Auctions of impounded cars organised by Transport Malta have been an abysmal failure as only 10 out of more than 300 vehicles were sold over the last two years, the Times of Malta was told.
Industry sources explained that, more often than not, the vehicles on offer were “overpriced” as the buyer also had to foot the bill for any pending fines and registration tax.
“In 2017, I attended two auctions, which were utter flops. Out of roughly 30 cars on offer each time, only two to four were sold,” a car enthusiast said.
“One of the vehicles on offer was a left-hand drive Porsche but its starting price of €6,000 was prohibitive because apart from paying all seizure, towing and storage costs, as well as the registration tax, the car needed extensive repairs,” he added.

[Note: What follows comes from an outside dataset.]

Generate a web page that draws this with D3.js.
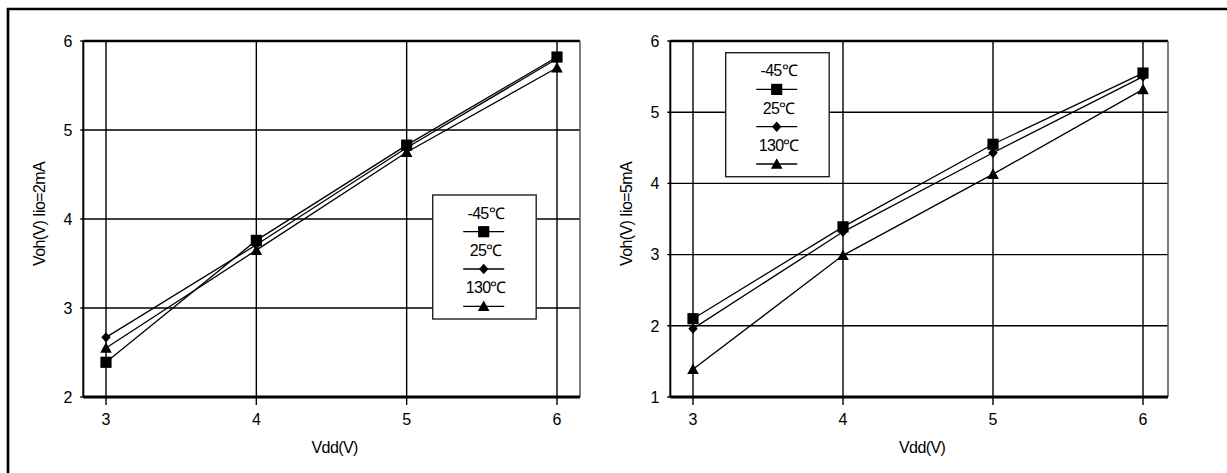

The ‘unwanted’ cars end up being destroyed as Transport Malta does not have enough storage facilities.
According to official figures, the regulator impounded 637 cars since 2017, which translates to almost one every day.
“These cars are seized following reports or during patrols,” a Transport Malta spokesman said.
Such action was taken in cases when the owners failed to regularise their position by accumulating road licence arrears or whenever the cars posed a danger, especially those whose owner could not be traced, he added.
Once seized, the cars are taken to Transport Malta’s compound and their owner would still have the right to reclaim them once any pending registration tax (in case of foreign-registered cars), fines and penalties were settled.
This could explain why only 266 cars, or fewer than half of the vehicles seized since 2017, were reclaimed.
As for the rest of the cars, Transport Malta said 321 vehicles went under the hammer, with just 10 being sold. The others were destroyed by authorised so-called ‘treatment facilities’. Another 50 cars at the transport watchdog’s compound are due to be auctioned or else were the subject of legal proceedings.
Transport Malta’s spokesman pointed out that, since 2017, the regulator had increased the number of enforcement officers to crack down on unauthorised cars on Maltese roads.
Nevertheless, tracing the owner of a foreign-registered car, who may still be of Maltese nationality, remains a long shot for the authorities, including the police.
This is proving to be very frustrating, especially for law-abiding citizens, for example when applying for a temporary no-parking permit in front of a residence and a vehicle happens to be parked there.
One such case was recently reported in Gżira, when a resident vented her anger on Facebook after finding herself unable to carry out works, despite having all the necessary permits in hand for a crane to be used.
The obstacle, she claimed, arose because of a foreign-registered car with an expired road licence that was blocking the front of her residence. After contacting the police, she was told she would have to wait several days for the car to be removed.